— What to produce —
Copy out the listing that follows, exactly, without its pictures.

— Given information —
— START —

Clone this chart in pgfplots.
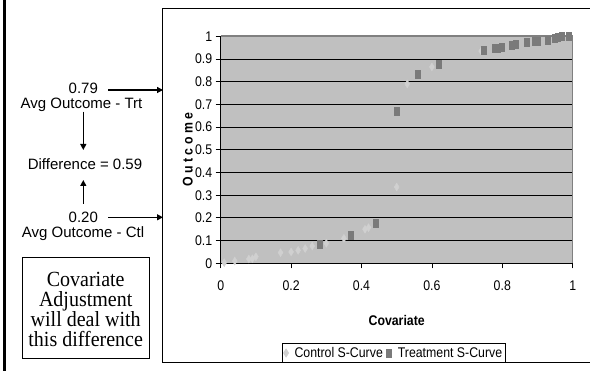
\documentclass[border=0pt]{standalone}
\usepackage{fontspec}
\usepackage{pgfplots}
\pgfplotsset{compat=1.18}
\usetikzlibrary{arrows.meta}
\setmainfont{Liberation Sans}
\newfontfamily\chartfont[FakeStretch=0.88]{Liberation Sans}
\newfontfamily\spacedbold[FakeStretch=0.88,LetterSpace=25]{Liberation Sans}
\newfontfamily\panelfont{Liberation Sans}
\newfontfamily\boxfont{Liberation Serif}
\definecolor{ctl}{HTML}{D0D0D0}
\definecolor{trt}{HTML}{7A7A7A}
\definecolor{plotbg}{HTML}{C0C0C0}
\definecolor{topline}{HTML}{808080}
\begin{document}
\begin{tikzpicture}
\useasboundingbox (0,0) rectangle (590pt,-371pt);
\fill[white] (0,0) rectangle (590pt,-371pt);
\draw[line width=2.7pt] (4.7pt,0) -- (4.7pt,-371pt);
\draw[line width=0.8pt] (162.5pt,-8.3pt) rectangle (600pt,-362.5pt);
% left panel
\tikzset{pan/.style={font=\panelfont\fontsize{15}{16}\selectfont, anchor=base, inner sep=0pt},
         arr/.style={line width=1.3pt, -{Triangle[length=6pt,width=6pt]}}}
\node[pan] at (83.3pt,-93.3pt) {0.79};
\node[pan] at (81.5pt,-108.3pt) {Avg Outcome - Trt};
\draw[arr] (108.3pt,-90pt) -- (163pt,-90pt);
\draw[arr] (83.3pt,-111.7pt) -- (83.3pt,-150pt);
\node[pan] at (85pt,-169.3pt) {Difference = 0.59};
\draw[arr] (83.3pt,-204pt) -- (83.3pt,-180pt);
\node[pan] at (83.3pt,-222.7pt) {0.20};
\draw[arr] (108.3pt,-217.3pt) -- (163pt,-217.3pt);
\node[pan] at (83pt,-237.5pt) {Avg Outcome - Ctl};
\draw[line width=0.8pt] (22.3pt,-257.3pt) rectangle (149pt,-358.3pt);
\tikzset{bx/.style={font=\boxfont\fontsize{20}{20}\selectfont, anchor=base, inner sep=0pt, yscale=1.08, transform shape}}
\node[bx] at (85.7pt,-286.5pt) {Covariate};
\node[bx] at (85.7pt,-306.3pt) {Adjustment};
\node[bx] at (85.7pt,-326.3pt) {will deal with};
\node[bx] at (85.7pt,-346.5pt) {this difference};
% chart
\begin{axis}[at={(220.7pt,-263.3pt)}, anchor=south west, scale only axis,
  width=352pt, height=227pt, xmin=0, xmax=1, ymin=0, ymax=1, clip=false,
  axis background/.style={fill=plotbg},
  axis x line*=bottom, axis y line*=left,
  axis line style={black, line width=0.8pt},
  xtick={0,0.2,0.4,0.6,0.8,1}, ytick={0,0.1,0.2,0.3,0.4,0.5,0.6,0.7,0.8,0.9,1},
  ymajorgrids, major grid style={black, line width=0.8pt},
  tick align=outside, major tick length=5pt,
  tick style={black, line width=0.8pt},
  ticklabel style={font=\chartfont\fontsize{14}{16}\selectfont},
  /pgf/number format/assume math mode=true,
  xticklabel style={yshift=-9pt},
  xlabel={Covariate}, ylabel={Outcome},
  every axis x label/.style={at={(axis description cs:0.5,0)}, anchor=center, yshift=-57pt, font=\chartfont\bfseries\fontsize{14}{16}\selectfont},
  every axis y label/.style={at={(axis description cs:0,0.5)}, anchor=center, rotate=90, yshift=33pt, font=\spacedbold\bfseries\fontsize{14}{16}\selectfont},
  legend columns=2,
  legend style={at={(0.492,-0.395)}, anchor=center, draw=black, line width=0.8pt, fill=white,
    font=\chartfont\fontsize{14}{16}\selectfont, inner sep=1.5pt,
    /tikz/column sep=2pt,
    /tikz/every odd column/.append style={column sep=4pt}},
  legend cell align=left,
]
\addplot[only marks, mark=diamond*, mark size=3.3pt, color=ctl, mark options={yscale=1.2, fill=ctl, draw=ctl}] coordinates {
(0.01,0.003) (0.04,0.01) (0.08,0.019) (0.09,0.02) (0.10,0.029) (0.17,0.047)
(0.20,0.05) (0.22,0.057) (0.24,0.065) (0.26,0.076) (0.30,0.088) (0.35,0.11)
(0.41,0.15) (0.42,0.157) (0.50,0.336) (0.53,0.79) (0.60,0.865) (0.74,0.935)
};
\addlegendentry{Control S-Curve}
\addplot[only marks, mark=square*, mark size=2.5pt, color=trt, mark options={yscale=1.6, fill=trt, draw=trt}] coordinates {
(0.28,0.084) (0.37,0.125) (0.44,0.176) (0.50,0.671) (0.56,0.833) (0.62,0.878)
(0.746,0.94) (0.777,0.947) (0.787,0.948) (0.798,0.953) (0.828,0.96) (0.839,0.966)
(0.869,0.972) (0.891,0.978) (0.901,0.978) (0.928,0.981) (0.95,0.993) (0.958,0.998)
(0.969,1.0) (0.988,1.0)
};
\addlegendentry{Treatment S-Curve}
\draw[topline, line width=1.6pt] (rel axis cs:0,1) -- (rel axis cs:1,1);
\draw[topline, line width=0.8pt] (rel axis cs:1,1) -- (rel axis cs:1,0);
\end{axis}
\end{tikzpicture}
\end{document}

— END —

— Result below —
Clone this chart in pgfplots.
\documentclass[border=0pt]{standalone}
\usepackage{fontspec}
\usepackage{pgfplots}
\pgfplotsset{compat=1.18}
\usetikzlibrary{arrows.meta}
\setmainfont{Liberation Sans}
\newfontfamily\chartfont[FakeStretch=0.88]{Liberation Sans}
\newfontfamily\spacedbold[FakeStretch=0.88,LetterSpace=25]{Liberation Sans}
\newfontfamily\panelfont{Liberation Sans}
\newfontfamily\boxfont{Liberation Serif}
\definecolor{ctl}{HTML}{D0D0D0}
\definecolor{trt}{HTML}{7A7A7A}
\definecolor{plotbg}{HTML}{C0C0C0}
\definecolor{topline}{HTML}{808080}
\begin{document}
\begin{tikzpicture}
\useasboundingbox (0,0) rectangle (590pt,-371pt);
\fill[white] (0,0) rectangle (590pt,-371pt);
\draw[line width=2.7pt] (4.7pt,0) -- (4.7pt,-371pt);
\draw[line width=0.8pt] (162.5pt,-8.3pt) rectangle (600pt,-362.5pt);
% left panel
\tikzset{pan/.style={font=\panelfont\fontsize{15}{16}\selectfont, anchor=base, inner sep=0pt},
         arr/.style={line width=1.3pt, -{Triangle[length=6pt,width=6pt]}}}
\node[pan] at (83.3pt,-93.3pt) {0.79};
\node[pan] at (81.5pt,-108.3pt) {Avg Outcome - Trt};
\draw[arr] (108.3pt,-90pt) -- (163pt,-90pt);
\draw[arr] (83.3pt,-111.7pt) -- (83.3pt,-150pt);
\node[pan] at (85pt,-169.3pt) {Difference = 0.59};
\draw[arr] (83.3pt,-204pt) -- (83.3pt,-180pt);
\node[pan] at (83.3pt,-222.7pt) {0.20};
\draw[arr] (108.3pt,-217.3pt) -- (163pt,-217.3pt);
\node[pan] at (83pt,-237.5pt) {Avg Outcome - Ctl};
\draw[line width=0.8pt] (22.3pt,-257.3pt) rectangle (149pt,-358.3pt);
\tikzset{bx/.style={font=\boxfont\fontsize{20}{20}\selectfont, anchor=base, inner sep=0pt, yscale=1.08, transform shape}}
\node[bx] at (85.7pt,-286.5pt) {Covariate};
\node[bx] at (85.7pt,-306.3pt) {Adjustment};
\node[bx] at (85.7pt,-326.3pt) {will deal with};
\node[bx] at (85.7pt,-346.5pt) {this difference};
% chart
\begin{axis}[at={(220.7pt,-263.3pt)}, anchor=south west, scale only axis,
  width=352pt, height=227pt, xmin=0, xmax=1, ymin=0, ymax=1, clip=false,
  axis background/.style={fill=plotbg},
  axis x line*=bottom, axis y line*=left,
  axis line style={black, line width=0.8pt},
  xtick={0,0.2,0.4,0.6,0.8,1}, ytick={0,0.1,0.2,0.3,0.4,0.5,0.6,0.7,0.8,0.9,1},
  ymajorgrids, major grid style={black, line width=0.8pt},
  tick align=outside, major tick length=5pt,
  tick style={black, line width=0.8pt},
  ticklabel style={font=\chartfont\fontsize{14}{16}\selectfont},
  /pgf/number format/assume math mode=true,
  xticklabel style={yshift=-9pt},
  xlabel={Covariate}, ylabel={Outcome},
  every axis x label/.style={at={(axis description cs:0.5,0)}, anchor=center, yshift=-57pt, font=\chartfont\bfseries\fontsize{14}{16}\selectfont},
  every axis y label/.style={at={(axis description cs:0,0.5)}, anchor=center, rotate=90, yshift=33pt, font=\spacedbold\bfseries\fontsize{14}{16}\selectfont},
  legend columns=2,
  legend style={at={(0.492,-0.395)}, anchor=center, draw=black, line width=0.8pt, fill=white,
    font=\chartfont\fontsize{14}{16}\selectfont, inner sep=1.5pt,
    /tikz/column sep=2pt,
    /tikz/every odd column/.append style={column sep=4pt}},
  legend cell align=left,
]
\addplot[only marks, mark=diamond*, mark size=3.3pt, color=ctl, mark options={yscale=1.2, fill=ctl, draw=ctl}] coordinates {
(0.01,0.003) (0.04,0.01) (0.08,0.019) (0.09,0.02) (0.10,0.029) (0.17,0.047)
(0.20,0.05) (0.22,0.057) (0.24,0.065) (0.26,0.076) (0.30,0.088) (0.35,0.11)
(0.41,0.15) (0.42,0.157) (0.50,0.336) (0.53,0.79) (0.60,0.865) (0.74,0.935)
};
\addlegendentry{Control S-Curve}
\addplot[only marks, mark=square*, mark size=2.5pt, color=trt, mark options={yscale=1.6, fill=trt, draw=trt}] coordinates {
(0.28,0.084) (0.37,0.125) (0.44,0.176) (0.50,0.671) (0.56,0.833) (0.62,0.878)
(0.746,0.94) (0.777,0.947) (0.787,0.948) (0.798,0.953) (0.828,0.96) (0.839,0.966)
(0.869,0.972) (0.891,0.978) (0.901,0.978) (0.928,0.981) (0.95,0.993) (0.958,0.998)
(0.969,1.0) (0.988,1.0)
};
\addlegendentry{Treatment S-Curve}
\draw[topline, line width=1.6pt] (rel axis cs:0,1) -- (rel axis cs:1,1);
\draw[topline, line width=0.8pt] (rel axis cs:1,1) -- (rel axis cs:1,0);
\end{axis}
\end{tikzpicture}
\end{document}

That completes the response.